**Your goal**
Copy each line of the entries that contains the word "this".

Data records:
————
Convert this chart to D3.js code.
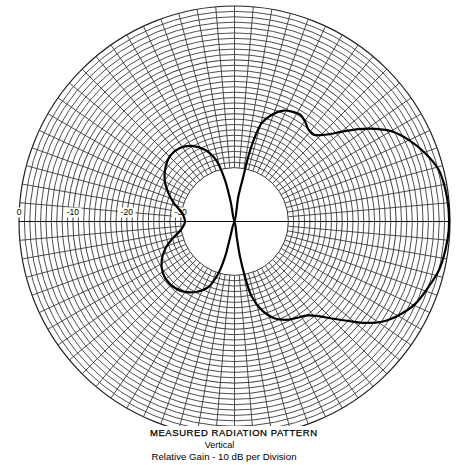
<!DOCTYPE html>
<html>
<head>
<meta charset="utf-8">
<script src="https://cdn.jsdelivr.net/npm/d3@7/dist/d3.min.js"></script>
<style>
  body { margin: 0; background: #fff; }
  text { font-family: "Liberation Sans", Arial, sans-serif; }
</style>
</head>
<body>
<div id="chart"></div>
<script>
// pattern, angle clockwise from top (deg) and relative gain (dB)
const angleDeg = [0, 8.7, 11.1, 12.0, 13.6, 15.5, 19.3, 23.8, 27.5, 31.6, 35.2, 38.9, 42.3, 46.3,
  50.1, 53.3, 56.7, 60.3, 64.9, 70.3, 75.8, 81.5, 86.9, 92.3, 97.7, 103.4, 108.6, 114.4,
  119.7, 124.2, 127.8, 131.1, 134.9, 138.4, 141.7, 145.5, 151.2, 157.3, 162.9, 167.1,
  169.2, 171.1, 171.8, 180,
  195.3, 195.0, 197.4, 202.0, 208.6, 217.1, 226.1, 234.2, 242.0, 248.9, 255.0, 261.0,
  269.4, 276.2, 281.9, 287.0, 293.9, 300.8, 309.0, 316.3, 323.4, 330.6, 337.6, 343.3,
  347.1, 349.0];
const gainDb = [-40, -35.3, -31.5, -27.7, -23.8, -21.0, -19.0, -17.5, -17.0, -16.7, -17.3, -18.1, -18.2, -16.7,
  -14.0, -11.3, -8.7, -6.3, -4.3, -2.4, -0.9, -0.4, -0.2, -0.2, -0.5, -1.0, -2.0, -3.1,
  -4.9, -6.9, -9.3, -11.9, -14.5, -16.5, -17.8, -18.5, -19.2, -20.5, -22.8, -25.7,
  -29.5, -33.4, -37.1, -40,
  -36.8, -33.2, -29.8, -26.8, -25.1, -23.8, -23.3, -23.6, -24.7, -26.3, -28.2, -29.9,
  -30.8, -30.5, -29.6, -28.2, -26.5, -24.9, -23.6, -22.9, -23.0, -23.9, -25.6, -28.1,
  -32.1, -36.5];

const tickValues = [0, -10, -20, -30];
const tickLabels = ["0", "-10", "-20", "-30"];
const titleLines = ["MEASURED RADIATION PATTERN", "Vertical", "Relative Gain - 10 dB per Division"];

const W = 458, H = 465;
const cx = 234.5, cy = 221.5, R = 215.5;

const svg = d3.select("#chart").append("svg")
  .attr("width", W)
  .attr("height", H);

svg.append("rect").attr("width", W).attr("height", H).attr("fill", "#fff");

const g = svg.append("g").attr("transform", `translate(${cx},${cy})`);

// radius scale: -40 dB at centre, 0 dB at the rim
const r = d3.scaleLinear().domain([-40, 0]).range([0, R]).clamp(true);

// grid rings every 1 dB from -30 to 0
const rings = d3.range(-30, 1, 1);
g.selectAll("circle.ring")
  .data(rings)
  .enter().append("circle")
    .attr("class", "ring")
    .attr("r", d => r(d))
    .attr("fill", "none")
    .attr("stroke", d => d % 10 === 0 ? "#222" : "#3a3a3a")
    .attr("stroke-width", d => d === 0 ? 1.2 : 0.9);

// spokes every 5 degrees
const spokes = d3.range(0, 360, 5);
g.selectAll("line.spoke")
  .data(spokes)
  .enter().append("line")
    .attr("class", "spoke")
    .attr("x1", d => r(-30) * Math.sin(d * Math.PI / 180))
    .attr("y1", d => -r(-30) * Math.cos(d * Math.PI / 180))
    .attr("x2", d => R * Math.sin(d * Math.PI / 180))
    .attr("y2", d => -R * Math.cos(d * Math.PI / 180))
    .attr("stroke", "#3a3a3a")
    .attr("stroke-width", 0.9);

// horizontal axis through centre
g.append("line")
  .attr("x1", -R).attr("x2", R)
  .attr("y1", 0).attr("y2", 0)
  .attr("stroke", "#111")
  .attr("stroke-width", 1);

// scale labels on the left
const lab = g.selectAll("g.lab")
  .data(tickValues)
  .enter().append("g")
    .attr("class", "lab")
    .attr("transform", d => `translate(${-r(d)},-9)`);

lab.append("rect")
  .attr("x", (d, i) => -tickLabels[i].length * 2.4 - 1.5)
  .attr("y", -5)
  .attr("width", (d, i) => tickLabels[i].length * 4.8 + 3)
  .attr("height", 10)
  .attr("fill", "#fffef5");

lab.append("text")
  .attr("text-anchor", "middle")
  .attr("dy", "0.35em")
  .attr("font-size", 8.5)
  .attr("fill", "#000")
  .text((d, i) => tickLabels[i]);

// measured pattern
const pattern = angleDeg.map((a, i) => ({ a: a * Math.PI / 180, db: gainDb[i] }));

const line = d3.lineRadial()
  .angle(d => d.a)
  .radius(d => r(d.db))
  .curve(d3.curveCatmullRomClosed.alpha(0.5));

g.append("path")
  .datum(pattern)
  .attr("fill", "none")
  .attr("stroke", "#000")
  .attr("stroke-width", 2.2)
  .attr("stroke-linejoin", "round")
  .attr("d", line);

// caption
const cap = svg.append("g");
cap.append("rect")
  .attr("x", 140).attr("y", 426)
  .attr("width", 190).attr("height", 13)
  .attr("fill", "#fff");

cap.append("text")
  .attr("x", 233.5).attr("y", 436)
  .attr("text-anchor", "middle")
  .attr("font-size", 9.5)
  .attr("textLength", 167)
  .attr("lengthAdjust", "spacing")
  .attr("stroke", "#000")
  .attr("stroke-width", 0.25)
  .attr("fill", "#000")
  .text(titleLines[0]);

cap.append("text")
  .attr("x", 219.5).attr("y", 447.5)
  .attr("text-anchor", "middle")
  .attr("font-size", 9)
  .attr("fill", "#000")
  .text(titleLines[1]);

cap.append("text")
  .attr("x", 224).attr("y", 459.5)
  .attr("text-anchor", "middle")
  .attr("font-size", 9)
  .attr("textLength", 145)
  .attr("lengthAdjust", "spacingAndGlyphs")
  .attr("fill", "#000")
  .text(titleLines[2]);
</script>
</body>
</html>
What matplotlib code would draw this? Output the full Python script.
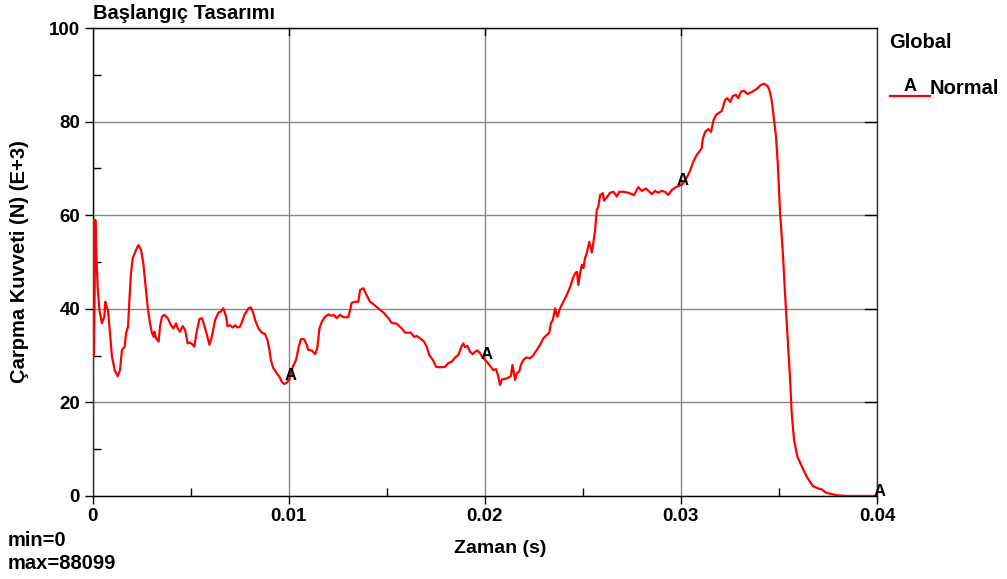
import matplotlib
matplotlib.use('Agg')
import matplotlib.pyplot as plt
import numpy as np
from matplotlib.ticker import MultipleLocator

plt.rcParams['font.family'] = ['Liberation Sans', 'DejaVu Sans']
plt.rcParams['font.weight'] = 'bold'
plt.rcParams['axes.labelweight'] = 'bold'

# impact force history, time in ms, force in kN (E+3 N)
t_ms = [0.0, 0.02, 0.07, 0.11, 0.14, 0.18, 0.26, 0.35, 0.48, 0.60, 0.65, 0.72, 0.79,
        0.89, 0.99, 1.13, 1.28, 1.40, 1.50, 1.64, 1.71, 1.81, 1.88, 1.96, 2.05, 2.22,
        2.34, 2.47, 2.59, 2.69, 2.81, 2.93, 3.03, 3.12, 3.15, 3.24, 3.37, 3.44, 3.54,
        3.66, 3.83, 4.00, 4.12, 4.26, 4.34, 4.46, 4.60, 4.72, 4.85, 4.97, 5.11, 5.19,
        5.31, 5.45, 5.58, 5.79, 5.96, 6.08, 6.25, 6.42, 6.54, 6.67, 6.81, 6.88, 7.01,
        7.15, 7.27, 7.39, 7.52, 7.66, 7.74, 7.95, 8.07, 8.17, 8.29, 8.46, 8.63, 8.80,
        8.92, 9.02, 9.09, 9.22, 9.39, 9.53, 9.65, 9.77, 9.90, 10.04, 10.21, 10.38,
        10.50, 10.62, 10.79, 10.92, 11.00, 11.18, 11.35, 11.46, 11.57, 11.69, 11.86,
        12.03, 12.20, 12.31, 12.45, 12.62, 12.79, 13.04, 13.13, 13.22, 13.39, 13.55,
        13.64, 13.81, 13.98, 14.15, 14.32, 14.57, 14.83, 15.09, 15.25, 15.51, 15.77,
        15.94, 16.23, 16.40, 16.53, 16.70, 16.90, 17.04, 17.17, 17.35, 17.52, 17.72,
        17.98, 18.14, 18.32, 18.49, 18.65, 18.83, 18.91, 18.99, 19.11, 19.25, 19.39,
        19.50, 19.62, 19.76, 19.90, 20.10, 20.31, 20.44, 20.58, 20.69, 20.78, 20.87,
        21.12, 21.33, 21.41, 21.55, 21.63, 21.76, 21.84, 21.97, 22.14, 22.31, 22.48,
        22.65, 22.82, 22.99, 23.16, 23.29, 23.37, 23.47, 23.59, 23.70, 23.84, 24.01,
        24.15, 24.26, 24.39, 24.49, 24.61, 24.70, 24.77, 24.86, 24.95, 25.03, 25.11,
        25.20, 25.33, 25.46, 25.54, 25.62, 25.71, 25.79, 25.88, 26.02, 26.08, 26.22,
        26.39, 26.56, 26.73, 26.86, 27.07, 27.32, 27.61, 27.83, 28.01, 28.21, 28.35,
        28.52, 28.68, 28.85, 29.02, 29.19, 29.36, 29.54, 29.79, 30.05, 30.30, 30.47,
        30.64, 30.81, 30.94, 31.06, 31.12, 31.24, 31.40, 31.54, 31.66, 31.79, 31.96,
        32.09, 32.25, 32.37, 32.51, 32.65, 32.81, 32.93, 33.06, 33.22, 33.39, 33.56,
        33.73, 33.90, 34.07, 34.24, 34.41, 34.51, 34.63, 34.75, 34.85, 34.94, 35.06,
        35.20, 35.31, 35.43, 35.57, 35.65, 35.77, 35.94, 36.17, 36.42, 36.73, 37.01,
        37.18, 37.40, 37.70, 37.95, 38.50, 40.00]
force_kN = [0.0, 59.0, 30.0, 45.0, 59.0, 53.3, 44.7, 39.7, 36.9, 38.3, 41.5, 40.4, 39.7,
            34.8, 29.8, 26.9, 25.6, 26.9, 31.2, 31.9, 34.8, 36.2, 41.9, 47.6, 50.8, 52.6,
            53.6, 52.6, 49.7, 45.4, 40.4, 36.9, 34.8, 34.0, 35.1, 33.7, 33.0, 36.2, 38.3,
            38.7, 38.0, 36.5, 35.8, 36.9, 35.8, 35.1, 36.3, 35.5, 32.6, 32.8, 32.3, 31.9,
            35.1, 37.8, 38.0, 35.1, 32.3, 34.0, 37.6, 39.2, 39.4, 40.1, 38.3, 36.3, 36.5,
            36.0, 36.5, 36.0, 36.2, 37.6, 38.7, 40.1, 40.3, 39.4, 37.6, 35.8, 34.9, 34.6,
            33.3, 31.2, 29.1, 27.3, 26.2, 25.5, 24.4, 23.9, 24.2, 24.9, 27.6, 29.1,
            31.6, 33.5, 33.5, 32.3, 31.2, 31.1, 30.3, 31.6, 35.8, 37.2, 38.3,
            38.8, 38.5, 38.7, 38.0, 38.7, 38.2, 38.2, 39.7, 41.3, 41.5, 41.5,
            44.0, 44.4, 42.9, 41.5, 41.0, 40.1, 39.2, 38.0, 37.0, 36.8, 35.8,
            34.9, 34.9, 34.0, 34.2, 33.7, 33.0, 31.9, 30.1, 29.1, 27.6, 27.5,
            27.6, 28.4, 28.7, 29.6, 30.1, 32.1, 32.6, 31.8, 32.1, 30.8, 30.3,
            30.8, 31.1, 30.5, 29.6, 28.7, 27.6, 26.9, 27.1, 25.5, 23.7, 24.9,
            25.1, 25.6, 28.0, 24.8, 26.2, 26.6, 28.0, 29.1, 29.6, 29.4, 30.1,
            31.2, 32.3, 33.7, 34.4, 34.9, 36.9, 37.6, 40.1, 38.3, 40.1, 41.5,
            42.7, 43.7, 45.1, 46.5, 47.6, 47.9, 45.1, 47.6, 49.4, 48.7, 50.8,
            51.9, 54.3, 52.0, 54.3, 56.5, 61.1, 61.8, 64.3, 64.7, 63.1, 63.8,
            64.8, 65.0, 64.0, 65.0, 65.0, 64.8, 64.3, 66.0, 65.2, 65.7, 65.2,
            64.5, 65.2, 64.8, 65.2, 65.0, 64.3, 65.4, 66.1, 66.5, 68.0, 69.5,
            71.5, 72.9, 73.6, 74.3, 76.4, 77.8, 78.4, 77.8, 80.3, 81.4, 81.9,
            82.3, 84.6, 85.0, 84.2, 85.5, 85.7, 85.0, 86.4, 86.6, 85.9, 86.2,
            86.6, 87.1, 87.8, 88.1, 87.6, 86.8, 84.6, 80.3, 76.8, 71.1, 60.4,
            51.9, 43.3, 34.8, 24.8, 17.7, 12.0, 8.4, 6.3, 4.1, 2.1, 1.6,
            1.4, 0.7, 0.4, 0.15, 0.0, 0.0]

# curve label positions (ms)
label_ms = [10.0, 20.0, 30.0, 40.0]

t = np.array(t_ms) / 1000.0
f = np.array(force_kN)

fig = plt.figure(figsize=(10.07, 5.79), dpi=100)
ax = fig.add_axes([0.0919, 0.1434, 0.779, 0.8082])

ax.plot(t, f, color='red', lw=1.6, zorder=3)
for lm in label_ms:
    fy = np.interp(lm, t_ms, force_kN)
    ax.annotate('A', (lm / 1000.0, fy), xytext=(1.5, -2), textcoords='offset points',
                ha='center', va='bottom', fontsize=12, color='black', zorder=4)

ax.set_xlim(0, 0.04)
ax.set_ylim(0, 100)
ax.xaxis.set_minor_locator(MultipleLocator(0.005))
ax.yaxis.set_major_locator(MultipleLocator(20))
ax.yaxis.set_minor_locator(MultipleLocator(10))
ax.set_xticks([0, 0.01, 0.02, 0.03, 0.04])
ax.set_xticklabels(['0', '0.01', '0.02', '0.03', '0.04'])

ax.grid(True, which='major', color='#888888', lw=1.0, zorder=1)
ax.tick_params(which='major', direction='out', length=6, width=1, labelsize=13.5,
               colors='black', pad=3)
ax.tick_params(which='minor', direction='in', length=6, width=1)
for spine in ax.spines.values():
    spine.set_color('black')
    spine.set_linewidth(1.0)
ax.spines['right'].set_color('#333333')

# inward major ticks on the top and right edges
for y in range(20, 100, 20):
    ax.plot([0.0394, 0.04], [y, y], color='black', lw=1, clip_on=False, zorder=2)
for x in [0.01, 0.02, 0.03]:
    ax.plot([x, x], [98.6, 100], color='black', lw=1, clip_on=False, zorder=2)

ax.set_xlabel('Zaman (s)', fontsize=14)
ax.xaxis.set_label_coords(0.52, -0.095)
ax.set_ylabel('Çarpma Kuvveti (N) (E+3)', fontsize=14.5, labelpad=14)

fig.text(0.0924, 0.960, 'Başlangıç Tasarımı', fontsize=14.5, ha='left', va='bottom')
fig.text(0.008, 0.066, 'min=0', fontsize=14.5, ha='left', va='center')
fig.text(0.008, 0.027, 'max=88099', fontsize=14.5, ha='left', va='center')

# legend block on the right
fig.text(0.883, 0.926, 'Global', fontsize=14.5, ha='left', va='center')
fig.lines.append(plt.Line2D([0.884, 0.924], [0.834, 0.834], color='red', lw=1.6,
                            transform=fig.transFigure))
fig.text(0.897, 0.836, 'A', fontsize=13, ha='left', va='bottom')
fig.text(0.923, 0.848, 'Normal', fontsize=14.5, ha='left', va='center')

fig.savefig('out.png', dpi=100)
————
**Task answer**
Convert this chart to D3.js code.
What matplotlib code would draw this? Output the full Python script.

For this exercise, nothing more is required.